Pictures stay out of this copy, which runs from the first line of the material through the line containing "(0,0) rectangle (1046,382);".

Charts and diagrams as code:
* * * * * * *

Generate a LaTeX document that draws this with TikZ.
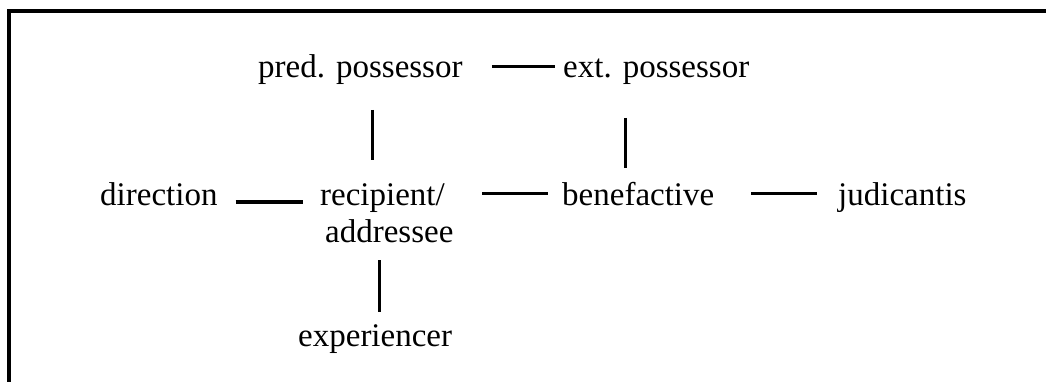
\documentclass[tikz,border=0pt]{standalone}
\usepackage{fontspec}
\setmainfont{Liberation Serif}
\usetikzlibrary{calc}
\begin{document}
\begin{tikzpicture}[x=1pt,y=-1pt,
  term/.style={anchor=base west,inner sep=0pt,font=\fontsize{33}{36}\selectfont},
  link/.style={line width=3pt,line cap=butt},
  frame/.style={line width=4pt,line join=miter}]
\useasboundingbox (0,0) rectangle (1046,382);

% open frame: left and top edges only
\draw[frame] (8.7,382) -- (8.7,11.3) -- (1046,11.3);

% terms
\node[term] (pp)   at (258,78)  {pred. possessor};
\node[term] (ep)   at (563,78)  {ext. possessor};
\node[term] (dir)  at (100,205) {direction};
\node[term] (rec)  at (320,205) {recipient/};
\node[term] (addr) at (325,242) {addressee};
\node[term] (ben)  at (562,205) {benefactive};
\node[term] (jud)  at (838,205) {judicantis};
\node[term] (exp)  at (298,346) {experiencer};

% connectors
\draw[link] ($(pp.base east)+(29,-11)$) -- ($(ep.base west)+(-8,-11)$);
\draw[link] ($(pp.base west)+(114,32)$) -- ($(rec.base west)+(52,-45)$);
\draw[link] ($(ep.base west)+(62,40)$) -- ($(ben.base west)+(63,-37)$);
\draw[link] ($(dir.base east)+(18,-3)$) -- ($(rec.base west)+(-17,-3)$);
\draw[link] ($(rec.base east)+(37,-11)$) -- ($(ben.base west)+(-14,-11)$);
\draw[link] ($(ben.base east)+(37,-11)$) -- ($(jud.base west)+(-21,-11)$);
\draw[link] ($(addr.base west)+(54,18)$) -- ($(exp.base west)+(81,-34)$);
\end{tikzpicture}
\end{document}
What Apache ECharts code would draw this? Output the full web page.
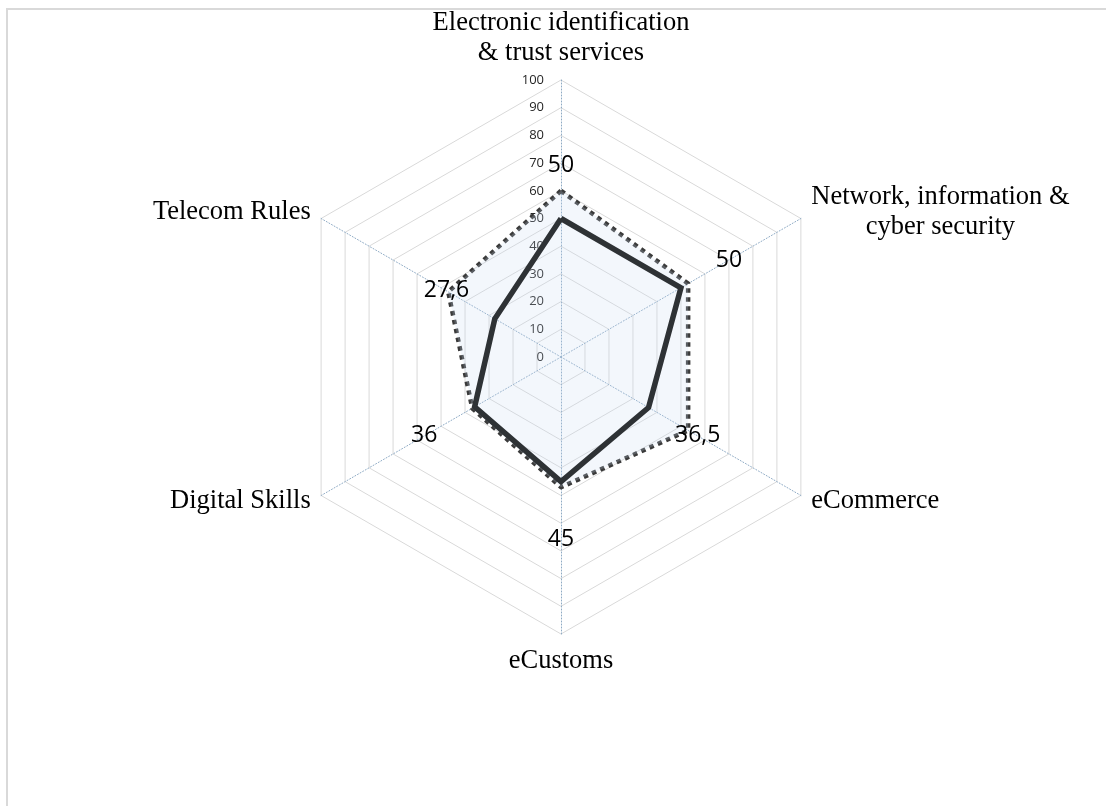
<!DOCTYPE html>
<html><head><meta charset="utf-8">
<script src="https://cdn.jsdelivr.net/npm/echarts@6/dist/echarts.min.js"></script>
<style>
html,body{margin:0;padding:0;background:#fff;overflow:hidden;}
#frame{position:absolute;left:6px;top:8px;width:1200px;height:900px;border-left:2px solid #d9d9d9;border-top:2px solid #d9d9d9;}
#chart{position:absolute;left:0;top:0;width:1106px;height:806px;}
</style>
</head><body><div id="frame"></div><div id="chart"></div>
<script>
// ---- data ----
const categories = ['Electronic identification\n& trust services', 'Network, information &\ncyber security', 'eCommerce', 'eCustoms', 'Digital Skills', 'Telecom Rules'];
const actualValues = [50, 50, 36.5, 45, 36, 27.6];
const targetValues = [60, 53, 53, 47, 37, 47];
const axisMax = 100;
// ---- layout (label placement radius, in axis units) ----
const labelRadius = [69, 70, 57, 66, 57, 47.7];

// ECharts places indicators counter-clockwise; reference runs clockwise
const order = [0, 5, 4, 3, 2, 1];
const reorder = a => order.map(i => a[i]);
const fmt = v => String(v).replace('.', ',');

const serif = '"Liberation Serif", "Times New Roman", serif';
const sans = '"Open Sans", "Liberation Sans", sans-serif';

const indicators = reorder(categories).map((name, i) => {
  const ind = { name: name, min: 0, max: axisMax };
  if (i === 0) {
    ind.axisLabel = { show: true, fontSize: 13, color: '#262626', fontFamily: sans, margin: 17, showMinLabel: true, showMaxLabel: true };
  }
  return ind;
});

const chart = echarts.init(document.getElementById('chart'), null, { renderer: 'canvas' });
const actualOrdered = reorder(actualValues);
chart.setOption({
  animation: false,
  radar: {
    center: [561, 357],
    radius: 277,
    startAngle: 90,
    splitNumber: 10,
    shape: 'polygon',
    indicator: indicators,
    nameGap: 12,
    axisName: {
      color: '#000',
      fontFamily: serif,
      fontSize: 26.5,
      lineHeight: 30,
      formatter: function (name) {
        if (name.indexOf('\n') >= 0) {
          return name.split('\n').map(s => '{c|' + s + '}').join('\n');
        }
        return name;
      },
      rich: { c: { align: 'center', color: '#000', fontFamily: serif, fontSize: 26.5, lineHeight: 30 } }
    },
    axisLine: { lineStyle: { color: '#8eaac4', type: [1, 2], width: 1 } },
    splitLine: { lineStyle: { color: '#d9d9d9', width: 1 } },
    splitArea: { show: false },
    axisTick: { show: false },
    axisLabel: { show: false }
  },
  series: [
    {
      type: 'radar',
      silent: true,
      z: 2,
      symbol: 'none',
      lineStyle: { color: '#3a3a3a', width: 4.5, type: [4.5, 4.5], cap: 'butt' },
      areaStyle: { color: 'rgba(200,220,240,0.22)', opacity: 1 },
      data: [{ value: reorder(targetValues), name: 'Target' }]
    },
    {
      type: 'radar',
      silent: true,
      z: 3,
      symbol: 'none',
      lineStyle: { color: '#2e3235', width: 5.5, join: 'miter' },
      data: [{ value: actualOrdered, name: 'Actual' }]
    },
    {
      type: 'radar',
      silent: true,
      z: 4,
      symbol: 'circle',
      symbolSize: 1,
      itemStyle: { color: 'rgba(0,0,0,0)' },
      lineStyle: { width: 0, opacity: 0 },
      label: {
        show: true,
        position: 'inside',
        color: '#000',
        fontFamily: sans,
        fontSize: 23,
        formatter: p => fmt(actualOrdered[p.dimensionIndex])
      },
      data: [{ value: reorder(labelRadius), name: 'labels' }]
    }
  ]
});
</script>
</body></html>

* * * * * * *

§ The result:
Generate a LaTeX document that draws this with TikZ.
\documentclass[tikz,border=0pt]{standalone}
\usepackage{fontspec}
\setmainfont{Liberation Serif}
\usetikzlibrary{calc}
\begin{document}
\begin{tikzpicture}[x=1pt,y=-1pt,
  term/.style={anchor=base west,inner sep=0pt,font=\fontsize{33}{36}\selectfont},
  link/.style={line width=3pt,line cap=butt},
  frame/.style={line width=4pt,line join=miter}]
\useasboundingbox (0,0) rectangle (1046,382);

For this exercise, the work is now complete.